WHAT IS ASKED >>
Omit all images. Transcribe the rest of the material below exactly.
## Start GIVEN MATERIAL
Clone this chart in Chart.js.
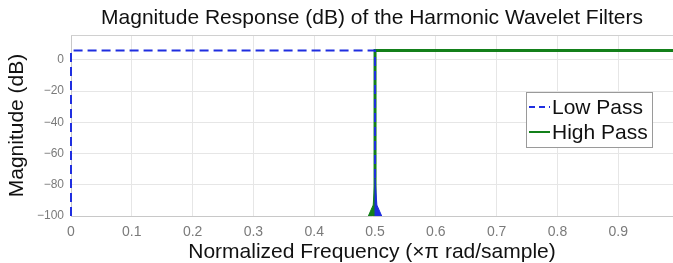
<!DOCTYPE html>
<html>
<head>
<meta charset="utf-8">
<script src="https://cdn.jsdelivr.net/npm/chart.js@4"></script>
<style>
    html, body { margin: 0; padding: 0; background: #fff; }
    #wrap { width: 673px; height: 263px; position: relative; }
</style>
</head>
<body>
<div id="wrap"><canvas id="magChart"></canvas></div>
<script>
// Harmonic wavelet filters, gain of 2 -> about 6.02 dB in the pass band
const lowFreq = [0, 0, 0.5, 0.5];
const lowMag = [-100, 6.02, 6.02, -100];
const highFreq = [0.5, 0.5, 0.99];
const highMag = [-100, 6.02, 6.02];

// small leakage spikes at the band edge
const lowSpikeFreq = [0.5, 0.5, 0.503, 0.511];
const lowSpikeMag = [-100, -76, -93, -100];
const highSpikeFreq = [0.489, 0.497, 0.5, 0.5];
const highSpikeMag = [-100, -93, -76, -100];

const xTicks = [0, 0.1, 0.2, 0.3, 0.4, 0.5, 0.6, 0.7, 0.8, 0.9];
const yTicks = [-100, -80, -60, -40, -20, 0];

const chartTitle = 'Magnitude Response (dB) of the Harmonic Wavelet Filters';

const BLUE = '#1f2ee0';
const GREEN = '#13801a';
const FONT = '"Liberation Sans", Arial, sans-serif';

function toPoints(xs, ys) {
    return xs.map((x, i) => ({ x: x, y: ys[i] }));
}

// title centred over the plot, top frame line and the legend box inside the plot
const boxLegend = {
    id: 'boxLegend',
    afterDraw(chart) {
        const ctx = chart.ctx;
        const area = chart.chartArea;
        ctx.save();
        ctx.fillStyle = '#111';
        ctx.font = '21px ' + FONT;
        ctx.textAlign = 'center';
        ctx.textBaseline = 'middle';
        ctx.fillText(chartTitle, (area.left + area.right) / 2, 18);

        ctx.strokeStyle = '#d0d0d0';
        ctx.lineWidth = 1;
        ctx.beginPath();
        ctx.moveTo(area.left, area.top + 0.5);
        ctx.lineTo(area.right, area.top + 0.5);
        ctx.stroke();

        const items = chart.data.datasets.filter(d => d.inLegend);
        const bx = 526, by = 92, bw = 126, bh = 55;
        ctx.fillStyle = '#fff';
        ctx.fillRect(bx, by, bw, bh);
        ctx.strokeStyle = '#9a9a9a';
        ctx.strokeRect(bx + 0.5, by + 0.5, bw, bh);
        ctx.textAlign = 'left';
        items.forEach((d, i) => {
            const y = by + 15 + i * 25;
            ctx.strokeStyle = d.borderColor;
            ctx.lineWidth = 2;
            ctx.setLineDash(d.borderDash ? [6, 4] : []);
            ctx.beginPath();
            ctx.moveTo(bx + 3, y);
            ctx.lineTo(bx + 24, y);
            ctx.stroke();
            ctx.setLineDash([]);
            ctx.fillStyle = '#111';
            ctx.fillText(d.label, bx + 26, y + 1);
        });
        ctx.restore();
    }
};

const ctx = document.getElementById('magChart').getContext('2d');
const magChart = new Chart(ctx, {
    type: 'line',
    data: {
        datasets: [
            {
                label: 'Low Pass edge',
                data: toPoints(lowSpikeFreq, lowSpikeMag),
                borderColor: BLUE,
                backgroundColor: BLUE,
                borderWidth: 1,
                fill: 'start',
                pointRadius: 0,
                tension: 0
            },
            {
                label: 'High Pass edge',
                data: toPoints(highSpikeFreq, highSpikeMag),
                borderColor: GREEN,
                backgroundColor: GREEN,
                borderWidth: 1,
                fill: 'start',
                pointRadius: 0,
                tension: 0
            },
            {
                label: 'Low Pass',
                inLegend: true,
                data: toPoints(lowFreq, lowMag),
                borderColor: BLUE,
                borderWidth: 2,
                borderDash: [9, 5],
                fill: false,
                pointRadius: 0,
                tension: 0,
                clip: 3
            },
            {
                label: 'High Pass',
                inLegend: true,
                data: toPoints(highFreq, highMag),
                borderColor: GREEN,
                borderWidth: 3,
                fill: false,
                pointRadius: 0,
                tension: 0
            }
        ]
    },
    options: {
        responsive: true,
        maintainAspectRatio: false,
        animation: false,
        layout: {
            padding: { left: 0, right: 0, top: 35, bottom: 0 }
        },
        plugins: {
            legend: { display: false },
            tooltip: { enabled: false },
            title: { display: false }
        },
        scales: {
            x: {
                type: 'linear',
                min: 0,
                max: 0.99,
                afterBuildTicks: scale => {
                    scale.ticks = xTicks.map(v => ({ value: v }));
                },
                afterFit: scale => { scale.height = 47; },
                ticks: {
                    color: '#7a7a7a',
                    font: { family: FONT, size: 14 },
                    padding: 8,
                    maxRotation: 0,
                    callback: v => String(v)
                },
                grid: { color: '#e6e6e6', drawTicks: false },
                border: { color: '#c8c8c8' },
                title: {
                    display: true,
                    text: 'Normalized Frequency (×π rad/sample)',
                    color: '#111',
                    font: { family: FONT, size: 21, lineHeight: 1.0 },
                    padding: { top: 0, bottom: 0 }
                }
            },
            y: {
                min: -100,
                max: 16,
                afterBuildTicks: scale => {
                    scale.ticks = yTicks.map(v => ({ value: v }));
                },
                afterFit: scale => { scale.width = 71; },
                ticks: {
                    color: '#7a7a7a',
                    font: { family: FONT, size: 12 },
                    padding: 7,
                    callback: v => (v < 0 ? '\u2212' + Math.abs(v) : String(v))
                },
                grid: { color: '#e6e6e6', drawTicks: false },
                border: { color: '#c8c8c8' },
                title: {
                    display: true,
                    text: 'Magnitude (dB)',
                    color: '#111',
                    font: { family: FONT, size: 21, lineHeight: 1.0 },
                    padding: { top: 7, bottom: 0 }
                }
            }
        }
    },
    plugins: [boxLegend]
});
</script>
</body>
</html>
## End GIVEN MATERIAL
ANSWER >>
Clone this chart in Chart.js.
<!DOCTYPE html>
<html>
<head>
<meta charset="utf-8">
<script src="https://cdn.jsdelivr.net/npm/chart.js@4"></script>
<style>
    html, body { margin: 0; padding: 0; background: #fff; }
    #wrap { width: 673px; height: 263px; position: relative; }
</style>
</head>
<body>
<div id="wrap"><canvas id="magChart"></canvas></div>
<script>
// Harmonic wavelet filters, gain of 2 -> about 6.02 dB in the pass band
const lowFreq = [0, 0, 0.5, 0.5];
const lowMag = [-100, 6.02, 6.02, -100];
const highFreq = [0.5, 0.5, 0.99];
const highMag = [-100, 6.02, 6.02];

// small leakage spikes at the band edge
const lowSpikeFreq = [0.5, 0.5, 0.503, 0.511];
const lowSpikeMag = [-100, -76, -93, -100];
const highSpikeFreq = [0.489, 0.497, 0.5, 0.5];
const highSpikeMag = [-100, -93, -76, -100];

const xTicks = [0, 0.1, 0.2, 0.3, 0.4, 0.5, 0.6, 0.7, 0.8, 0.9];
const yTicks = [-100, -80, -60, -40, -20, 0];

const chartTitle = 'Magnitude Response (dB) of the Harmonic Wavelet Filters';

const BLUE = '#1f2ee0';
const GREEN = '#13801a';
const FONT = '"Liberation Sans", Arial, sans-serif';

function toPoints(xs, ys) {
    return xs.map((x, i) => ({ x: x, y: ys[i] }));
}

// title centred over the plot, top frame line and the legend box inside the plot
const boxLegend = {
    id: 'boxLegend',
    afterDraw(chart) {
        const ctx = chart.ctx;
        const area = chart.chartArea;
        ctx.save();
        ctx.fillStyle = '#111';
        ctx.font = '21px ' + FONT;
        ctx.textAlign = 'center';
        ctx.textBaseline = 'middle';
        ctx.fillText(chartTitle, (area.left + area.right) / 2, 18);

        ctx.strokeStyle = '#d0d0d0';
        ctx.lineWidth = 1;
        ctx.beginPath();
        ctx.moveTo(area.left, area.top + 0.5);
        ctx.lineTo(area.right, area.top + 0.5);
        ctx.stroke();

        const items = chart.data.datasets.filter(d => d.inLegend);
        const bx = 526, by = 92, bw = 126, bh = 55;
        ctx.fillStyle = '#fff';
        ctx.fillRect(bx, by, bw, bh);
        ctx.strokeStyle = '#9a9a9a';
        ctx.strokeRect(bx + 0.5, by + 0.5, bw, bh);
        ctx.textAlign = 'left';
        items.forEach((d, i) => {
            const y = by + 15 + i * 25;
            ctx.strokeStyle = d.borderColor;
            ctx.lineWidth = 2;
            ctx.setLineDash(d.borderDash ? [6, 4] : []);
            ctx.beginPath();
            ctx.moveTo(bx + 3, y);
            ctx.lineTo(bx + 24, y);
            ctx.stroke();
            ctx.setLineDash([]);
            ctx.fillStyle = '#111';
            ctx.fillText(d.label, bx + 26, y + 1);
        });
        ctx.restore();
    }
};

const ctx = document.getElementById('magChart').getContext('2d');
const magChart = new Chart(ctx, {
    type: 'line',
    data: {
        datasets: [
            {
                label: 'Low Pass edge',
                data: toPoints(lowSpikeFreq, lowSpikeMag),
                borderColor: BLUE,
                backgroundColor: BLUE,
                borderWidth: 1,
                fill: 'start',
                pointRadius: 0,
                tension: 0
            },
            {
                label: 'High Pass edge',
                data: toPoints(highSpikeFreq, highSpikeMag),
                borderColor: GREEN,
                backgroundColor: GREEN,
                borderWidth: 1,
                fill: 'start',
                pointRadius: 0,
                tension: 0
            },
            {
                label: 'Low Pass',
                inLegend: true,
                data: toPoints(lowFreq, lowMag),
                borderColor: BLUE,
                borderWidth: 2,
                borderDash: [9, 5],
                fill: false,
                pointRadius: 0,
                tension: 0,
                clip: 3
            },
            {
                label: 'High Pass',
                inLegend: true,
                data: toPoints(highFreq, highMag),
                borderColor: GREEN,
                borderWidth: 3,
                fill: false,
                pointRadius: 0,
                tension: 0
            }
        ]
    },
    options: {
        responsive: true,
        maintainAspectRatio: false,
        animation: false,
        layout: {
            padding: { left: 0, right: 0, top: 35, bottom: 0 }
        },
        plugins: {
            legend: { display: false },
            tooltip: { enabled: false },
            title: { display: false }
        },
        scales: {
            x: {
                type: 'linear',
                min: 0,
                max: 0.99,
                afterBuildTicks: scale => {
                    scale.ticks = xTicks.map(v => ({ value: v }));
                },
                afterFit: scale => { scale.height = 47; },
                ticks: {
                    color: '#7a7a7a',
                    font: { family: FONT, size: 14 },
                    padding: 8,
                    maxRotation: 0,
                    callback: v => String(v)
                },
                grid: { color: '#e6e6e6', drawTicks: false },
                border: { color: '#c8c8c8' },
                title: {
                    display: true,
                    text: 'Normalized Frequency (×π rad/sample)',
                    color: '#111',
                    font: { family: FONT, size: 21, lineHeight: 1.0 },
                    padding: { top: 0, bottom: 0 }
                }
            },
            y: {
                min: -100,
                max: 16,
                afterBuildTicks: scale => {
                    scale.ticks = yTicks.map(v => ({ value: v }));
                },
                afterFit: scale => { scale.width = 71; },
                ticks: {
                    color: '#7a7a7a',
                    font: { family: FONT, size: 12 },
                    padding: 7,
                    callback: v => (v < 0 ? '\u2212' + Math.abs(v) : String(v))
                },
                grid: { color: '#e6e6e6', drawTicks: false },
                border: { color: '#c8c8c8' },
                title: {
                    display: true,
                    text: 'Magnitude (dB)',
                    color: '#111',
                    font: { family: FONT, size: 21, lineHeight: 1.0 },
                    padding: { top: 7, bottom: 0 }
                }
            }
        }
    },
    plugins: [boxLegend]
});
</script>
</body>
</html>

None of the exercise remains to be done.